# Hilton Head summer 2016



## Magic1962 (Sep 5, 2014)

We had such a wonderful time this summer going to Hilton Head that I want to plan another vacation there the summer of 2016 over the 4th of July like we did this year....  We stayed at Island Links this time and LOVED it.... a three bedroom...  we own LOTS of points for RCI and I was wondering if their was any other place we should put a search in for...  we will need a 3 bed room again for 6 adults and two possibly three children....  please give pros and cons for suggestions.....  the ONLY negative(s) I could say about Island Links was you had to take a shuttle to get to the beaches.... and drive to everything downtown....   but all in all this was our favorite family vacation of all time.... I would just like to hear others input.... thanks.... 
                                  Dave                                                    Did I say I LOVE TIMESHARING!!!!


----------



## Sugarcubesea (Sep 5, 2014)

Magic1962 said:


> We had such a wonderful time this summer going to Hilton Head that I want to plan another vacation there the summer of 2016 over the 4th of July like we did this year....  We stayed at Island Links this time and LOVED it.... a three bedroom...  we own LOTS of points for RCI and I was wondering if their was any other place we should put a search in for...  we will need a 3 bed room again for 6 adults and two possibly three children....  please give pros and cons for suggestions.....  the ONLY negative(s) I could say about Island Links was you had to take a shuttle to get to the beaches.... and drive to everything downtown....   but all in all this was our favorite family vacation of all time.... I would just like to hear others input.... thanks....
> Dave                                                    Did I say I LOVE TIMESHARING!!!!

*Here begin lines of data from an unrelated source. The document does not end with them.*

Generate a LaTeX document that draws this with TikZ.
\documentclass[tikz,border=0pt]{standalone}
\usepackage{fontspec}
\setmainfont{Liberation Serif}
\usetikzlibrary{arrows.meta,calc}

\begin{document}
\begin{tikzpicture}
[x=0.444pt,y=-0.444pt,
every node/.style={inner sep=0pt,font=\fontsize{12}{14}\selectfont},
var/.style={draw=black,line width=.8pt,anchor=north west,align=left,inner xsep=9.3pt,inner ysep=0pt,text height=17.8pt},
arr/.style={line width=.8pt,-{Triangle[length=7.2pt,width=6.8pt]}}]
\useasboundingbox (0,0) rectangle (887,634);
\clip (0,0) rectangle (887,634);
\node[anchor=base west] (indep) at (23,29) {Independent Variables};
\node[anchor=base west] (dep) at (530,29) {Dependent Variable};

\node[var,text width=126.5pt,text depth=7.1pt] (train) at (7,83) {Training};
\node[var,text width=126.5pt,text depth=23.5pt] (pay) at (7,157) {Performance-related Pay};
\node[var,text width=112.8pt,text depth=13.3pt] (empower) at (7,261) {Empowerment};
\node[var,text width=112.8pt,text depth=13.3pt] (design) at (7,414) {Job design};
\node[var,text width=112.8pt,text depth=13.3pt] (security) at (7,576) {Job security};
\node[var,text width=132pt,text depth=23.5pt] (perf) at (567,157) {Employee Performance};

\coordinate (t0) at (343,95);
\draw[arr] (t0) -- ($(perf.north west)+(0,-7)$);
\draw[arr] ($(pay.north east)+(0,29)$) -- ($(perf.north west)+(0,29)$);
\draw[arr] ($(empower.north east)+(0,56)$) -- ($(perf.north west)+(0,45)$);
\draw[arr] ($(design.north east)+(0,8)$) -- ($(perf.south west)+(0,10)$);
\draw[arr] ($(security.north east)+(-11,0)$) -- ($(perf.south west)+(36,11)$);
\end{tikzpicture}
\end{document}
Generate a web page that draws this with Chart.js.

Can I ask how many RCI points did it take to secure a 3 bedroom on the 4th of July week?


----------



## Magic1962 (Sep 5, 2014)

Sugarcubesea said:


> Can I ask how many RCI points did it take to secure a 3 bedroom on the 4th of July week?



yes I just looked... 106500 points for the week....  it was totally worth it for us.... the place was wonderful.... I am just wondering if being closer to the beach and town would make that much of a difference....   Dave


----------



## jme (Sep 5, 2014)

*Royal Dunes*... also 3-BR villas (all are 3-BRs), and, imho, superior to Island Links as to villa quality..... and just 1 block directly behind Barony, which is oceanfront, so an easy walk.  We rented a week at Island Links in May and loved it---very spacious villas, but I've seen Royal Dunes several times and it's a real sleeper resort---not many know about it, but it's awesome.

http://tug2.com/RnR/TabResortImages...sortGUID=3fe61c44-a36b-4e4a-aaac-db2dc2acc8bf

what about the *Spinnaker Resorts*? 
*Waterside* is very nice. 3 blocks from ocean, so walkable. nice pools. great location near Coligny Plaza (shops and restaurants)

also check other nicer Spinnaker resorts
*Southwind II* & *Egret Point*...both rated well and very similar to Island Links in feel of villas and location within wooded settings. very comfortable. nice pools.


look through this list of TUG "Resorts, ratings, and reviews":  (All are not Hilton Head and all are not RCI)
http://tug2.com/RnR/ResortsGrid.aspx?ResortArea=15



.


----------



## tschwa2 (Sep 5, 2014)

If you book exactly 10 months ahead for a pointer s resort like island links, you should be fine. So pretty much this time next year. You can't set up an ongoing resort for a points week.  You can set up an ongoing search for a weeks resort like Royal Dunes.


----------



## DianneL (Sep 5, 2014)

*Royal dunes*

We own at Royal Dunes, one week odd years. We always go there, never trade it. Short walk to beach. Large 3-bedroom units and always very clean and nice. However, it is a small resort and I would believe it would be difficult to get a unit around July 4.


----------



## wed100105 (Sep 16, 2014)

DianneL said:


> We own at Royal Dunes, one week odd years. We always go there, never trade it. Short walk to beach. Large 3-bedroom units and always very clean and nice. However, it is a small resort and I would believe it would be difficult to get a unit around July 4.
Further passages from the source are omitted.